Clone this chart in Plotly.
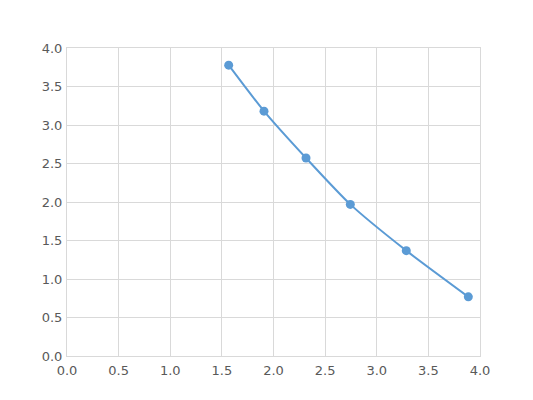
import plotly.graph_objs as go

# standard curve points
x_vals = [1.566, 1.908, 2.315, 2.744, 3.286, 3.887]
y_vals = [3.777, 3.180, 2.571, 1.969, 1.368, 0.768]

tick_vals = [0, 0.5, 1.0, 1.5, 2.0, 2.5, 3.0, 3.5, 4.0]
tick_text = ["0.0", "0.5", "1.0", "1.5", "2.0", "2.5", "3.0", "3.5", "4.0"]

blue = "#5B9BD5"
grid = "#D9D9D9"

fig = go.Figure()
fig.add_trace(go.Scatter(x=x_vals, y=y_vals, mode="lines+markers",
                         line=dict(color=blue, width=2, shape="spline", smoothing=0.6),
                         marker=dict(color=blue, size=9)))

axis = dict(range=[0, 4], tickvals=tick_vals, ticktext=tick_text,
            showgrid=True, gridcolor=grid, gridwidth=1,
            zeroline=False, showline=True, linecolor=grid, mirror=True,
            ticks="", fixedrange=True,
            tickfont=dict(family="DejaVu Sans", size=13, color="#595959"))

fig.update_layout(width=533, height=400,
                  margin=dict(l=59, r=61, t=40, b=52),
                  paper_bgcolor="white", plot_bgcolor="white",
                  showlegend=False,
                  xaxis=dict(axis, ticklabelstandoff=2), yaxis=dict(axis, ticklabelstandoff=1))

fig.write_html("out.html")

◇ ◇ ◇ ◇

Make an exact copy of the listing above. Do not include the pictures.

[Solution to this exercise]:
Clone this chart in Plotly.
import plotly.graph_objs as go

# standard curve points
x_vals = [1.566, 1.908, 2.315, 2.744, 3.286, 3.887]
y_vals = [3.777, 3.180, 2.571, 1.969, 1.368, 0.768]

tick_vals = [0, 0.5, 1.0, 1.5, 2.0, 2.5, 3.0, 3.5, 4.0]
tick_text = ["0.0", "0.5", "1.0", "1.5", "2.0", "2.5", "3.0", "3.5", "4.0"]

blue = "#5B9BD5"
grid = "#D9D9D9"

fig = go.Figure()
fig.add_trace(go.Scatter(x=x_vals, y=y_vals, mode="lines+markers",
                         line=dict(color=blue, width=2, shape="spline", smoothing=0.6),
                         marker=dict(color=blue, size=9)))

axis = dict(range=[0, 4], tickvals=tick_vals, ticktext=tick_text,
            showgrid=True, gridcolor=grid, gridwidth=1,
            zeroline=False, showline=True, linecolor=grid, mirror=True,
            ticks="", fixedrange=True,
            tickfont=dict(family="DejaVu Sans", size=13, color="#595959"))

fig.update_layout(width=533, height=400,
                  margin=dict(l=59, r=61, t=40, b=52),
                  paper_bgcolor="white", plot_bgcolor="white",
                  showlegend=False,
                  xaxis=dict(axis, ticklabelstandoff=2), yaxis=dict(axis, ticklabelstandoff=1))

fig.write_html("out.html")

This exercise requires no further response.